Aux États-Unis, où l’histoire officielle chahute volontiers la réalité des faits (comme le démontre Howard Zinn dans Une histoire populaire des Etats-Unis), les Archives nationales viennent de reclassifier « top secret défense » 40 000 documents datant de la guerre de Corée et de la guerre froide. Parmi ces pièces verrouillées figure notamment une note de la CIA, datée du 12 octobre 1950, dans laquelle elle jugeait « non probable » une intervention de la Chine en Corée. Deux semaines plus tard, le 27 octobre 1950, 300 000 soldats chinois pénétraient en Corée...
À quoi bon laisser les historiens faire de la peine à la CIA, elle qui s’est laissée convaincre par George Bush qu’il y avait des armes de destruction massive en Irak ?
Au Japon, les cachotteries sont encore plus massives.
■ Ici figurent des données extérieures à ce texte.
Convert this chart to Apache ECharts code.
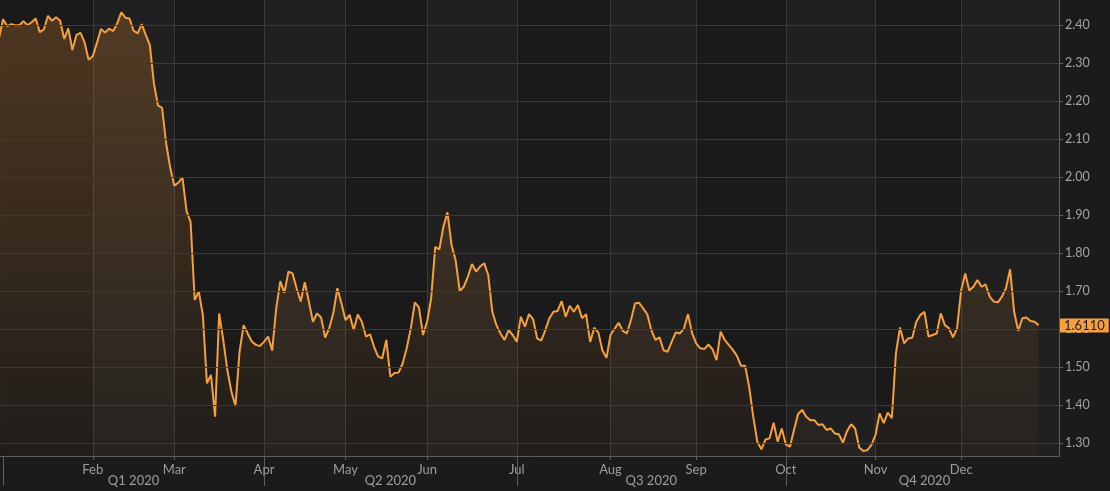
<!DOCTYPE html>
<html><head><meta charset="utf-8">
<script src="https://cdn.jsdelivr.net/npm/echarts@6/dist/echarts.min.js"></script>
<style>html,body{margin:0;padding:0;background:#1b1b1b}#c{width:1110px;height:491px}</style>
</head><body><div id="c"></div>
<script>
// ---- trading calendar ----
const firstDate = '2019-12-31';
const lastDate = '2021-01-06';
const holidays = ['2020-01-01','2020-04-10','2020-04-13','2020-05-01','2020-12-25','2021-01-01'];
const monthNames = ['Jan','Feb','Mar','Apr','May','Jun','Jul','Aug','Sep','Oct','Nov','Dec'];
const yTicks = [1.30,1.40,1.50,1.60,1.70,1.80,1.90,2.00,2.10,2.20,2.30,2.40];
const labelYear = '2020';

// ---- values (one per trading day) ----
const priorClose = [2.366];
const janValues = [2.416,2.398,2.403,2.400,2.400,2.411,2.400,2.408,2.418,2.382,2.389,2.425,2.412,2.421,2.412,2.364,2.392,2.335,2.375,2.380,2.355,2.309];
const febValues = [2.319,2.353,2.390,2.381,2.391,2.385,2.405,2.434,2.420,2.418,2.386,2.379,2.403,2.375,2.348,2.247,2.189,2.183,2.089,2.025];
const marValues = [1.978,1.986,2.000,1.911,1.882,1.677,1.699,1.638,1.458,1.480,1.370,1.642,1.572,1.493,1.436,1.398,1.541,1.611,1.589,1.568,1.559,1.556];
const aprValues = [1.567,1.581,1.544,1.655,1.727,1.696,1.752,1.747,1.708,1.673,1.724,1.673,1.620,1.642,1.631,1.578,1.603,1.642,1.708,1.668];
const mayValues = [1.624,1.638,1.598,1.639,1.620,1.581,1.587,1.554,1.528,1.524,1.572,1.475,1.485,1.486,1.510,1.550,1.602,1.671,1.658,1.585];
const junValues = [1.620,1.681,1.817,1.810,1.870,1.908,1.822,1.782,1.701,1.712,1.738,1.772,1.752,1.765,1.774,1.743,1.646,1.611,1.589,1.572,1.598,1.585];
const julValues = [1.567,1.633,1.607,1.640,1.627,1.576,1.570,1.598,1.629,1.646,1.648,1.674,1.633,1.662,1.646,1.664,1.629,1.640,1.567,1.604,1.592,1.545,1.525];
const augValues = [1.585,1.602,1.617,1.596,1.589,1.624,1.668,1.670,1.655,1.640,1.598,1.572,1.579,1.545,1.541,1.567,1.592,1.589,1.602,1.640,1.590];
const sepValues = [1.563,1.550,1.548,1.560,1.548,1.519,1.594,1.572,1.559,1.546,1.530,1.504,1.504,1.449,1.370,1.304,1.284,1.310,1.313,1.354,1.304,1.339];
const octValues = [1.297,1.291,1.335,1.377,1.388,1.370,1.361,1.361,1.348,1.350,1.335,1.339,1.326,1.324,1.302,1.332,1.350,1.339,1.289,1.280,1.282,1.296];
const novValues = [1.322,1.379,1.353,1.381,1.366,1.537,1.605,1.563,1.576,1.578,1.620,1.638,1.646,1.581,1.585,1.589,1.642,1.611,1.603,1.579,1.603];
const decValues = [1.703,1.747,1.702,1.712,1.730,1.712,1.718,1.686,1.673,1.671,1.686,1.708,1.758,1.646,1.596,1.629,1.631,1.622,1.620,1.611];

// ---- build categories ----
const dates = [];
(function(){
  const d = new Date(firstDate + 'T00:00:00Z');
  const end = new Date(lastDate + 'T00:00:00Z');
  while (d <= end) {
    const wd = d.getUTCDay();
    const s = d.toISOString().slice(0,10);
    if (wd !== 0 && wd !== 6 && holidays.indexOf(s) < 0) dates.push(s);
    d.setUTCDate(d.getUTCDate() + 1);
  }
})();
const values = [].concat(priorClose, janValues, febValues, marValues, aprValues, mayValues, junValues, julValues, augValues, sepValues, octValues, novValues, decValues);
while (values.length < dates.length) values.push(null);
const lastValue = decValues[decValues.length - 1];

function isMonthStart(i){
  return i > 0 && dates[i].slice(0,4) === labelYear && dates[i].slice(0,7) !== dates[i-1].slice(0,7);
}
function isMonthTick(i){ return isMonthStart(i) && dates[i].slice(5,7) !== '01'; }
function isAreaTick(i){ return isMonthStart(i) || i === dates.length - 1; }
function isQuarterStart(i){ return isMonthStart(i) && ['01','04','07','10'].indexOf(dates[i].slice(5,7)) >= 0; }
const qStarts = [];
dates.forEach((d,i)=>{ if (isQuarterStart(i)) qStarts.push(i); });
const qBounds = qStarts.concat([dates.length - 1]);
const qMids = [];
for (let k = 0; k < qStarts.length; k++) qMids.push(Math.round((qBounds[k] + qBounds[k+1]) / 2));

const font = 'Lato, "Open Sans", sans-serif';
const axisGrey = '#5e5e5e';
const gridGrey = '#3a3a3a';
const chart = echarts.init(document.getElementById('c'), null, {renderer:'canvas'});
chart.setOption({
  animation: false,
  backgroundColor: '#1b1b1b',
  grid: [
    {left: -1, right: 51, top: 0, bottom: 35, outerBoundsMode: 'none', containLabel: false},
    {left: -1, right: 51, top: 0, bottom: 35, outerBoundsMode: 'none', containLabel: false}
  ],
  xAxis: [
    {
      type: 'category', gridIndex: 0, data: dates, boundaryGap: false,
      axisLine: {show: true, lineStyle: {color: axisGrey, width: 1}},
      axisTick: {show: true, interval: isMonthTick, length: 4, lineStyle: {color: axisGrey}},
      axisLabel: {interval: isMonthTick, formatter: v => monthNames[+v.slice(5,7) - 1], color: '#9d9d9d', fontSize: 13, margin: 7, fontFamily: font},
      splitLine: {show: true, interval: isMonthTick, lineStyle: {color: gridGrey, width: 1}},
      splitArea: {show: true, interval: isAreaTick, areaStyle: {color: ['#1a1a1a', '#202020']}}
    },
    {
      type: 'category', gridIndex: 1, data: dates, boundaryGap: false,
      axisLine: {show: false},
      axisTick: {show: true, interval: isQuarterStart, length: 30, lineStyle: {color: axisGrey}},
      axisLabel: {interval: i => qMids.indexOf(i) >= 0,
        formatter: v => 'Q' + (Math.floor((+v.slice(5,7) - 1) / 3) + 1) + ' ' + v.slice(0,4),
        color: '#9d9d9d', fontSize: 13, margin: 18, fontFamily: font},
      splitLine: {show: false}
    }
  ],
  yAxis: [
    {
      type: 'value', gridIndex: 0, position: 'right', min: 1.2666, max: 2.4666,
      axisLine: {show: true, lineStyle: {color: axisGrey}},
      axisTick: {show: true, length: 4, customValues: yTicks, lineStyle: {color: axisGrey}},
      axisLabel: {customValues: yTicks, formatter: v => v.toFixed(2), color: '#a3a3a3', fontSize: 12.5, margin: 6, fontFamily: font},
      splitLine: {show: false}
    },
    {type: 'value', gridIndex: 1, show: false, min: 0, max: 1}
  ],
  series: [
    {
      // horizontal grid lines at the y tick values
      type: 'line', xAxisIndex: 0, yAxisIndex: 0, data: [], z: 1, silent: true,
      markLine: {
        silent: true, symbol: 'none', animation: false,
        lineStyle: {color: gridGrey, width: 1, type: 'solid'},
        label: {show: false},
        emphasis: {disabled: true},
        data: yTicks.map(v => ({yAxis: v}))
      }
    },
    {
      type: 'line', xAxisIndex: 0, yAxisIndex: 0, data: values, z: 3,
      showSymbol: false, symbol: 'none', connectNulls: false,
      lineStyle: {color: '#f5a03f', width: 2},
      itemStyle: {color: '#f5a03f'},
      areaStyle: {origin: 'start', color: new echarts.graphic.LinearGradient(0, 0, 0, 1, [
        {offset: 0, color: 'rgba(232,139,49,0.36)'},
        {offset: 1, color: 'rgba(232,139,49,0.04)'}
      ])},
      markLine: {
        silent: true, symbol: 'none', animation: false,
        lineStyle: {color: 'rgba(0,0,0,0)', width: 0},
        data: [{yAxis: lastValue}],
        label: {show: true, position: 'end', distance: 1, formatter: () => lastValue.toFixed(4),
          backgroundColor: '#f5a03f', color: '#1e1e1e', fontSize: 13, padding: [1, 4, 0, 4], fontFamily: font}
      }
    }
  ]
});
</script>
</body></html>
En mars dernier, à l’occasion d’un réexamen annuel des textes scolaires, le ministère de l’Éducation ordonnait la révision des manuels à travers ses lunettes ultra-cocardières, que ce soit sur les querelles territoriales avec la Chine et la Corée-du-Sud, l’esclavage sexuel dans les zones occupées par le Japon durant la Deuxième guerre mondiale ou encore le nombre des victimes civiles et militaires du siège de Nankin en 1937.
L’histoire peut aussi passer à travers le filtre du « politiquement convenable ».
(Ainsi, en avril dernier, le gouvernement québécois épurait les programmes scolaires des collèges pour promouvoir l’enseignement d’une histoire « moins conflictuelle » et « moins politique ». Ce qui promet des conflits tout à fait politiques, surtout avec les historiens qui s’opposent à une vérité romancée.)
Pour les historiens, travailler n’est facile nulle part.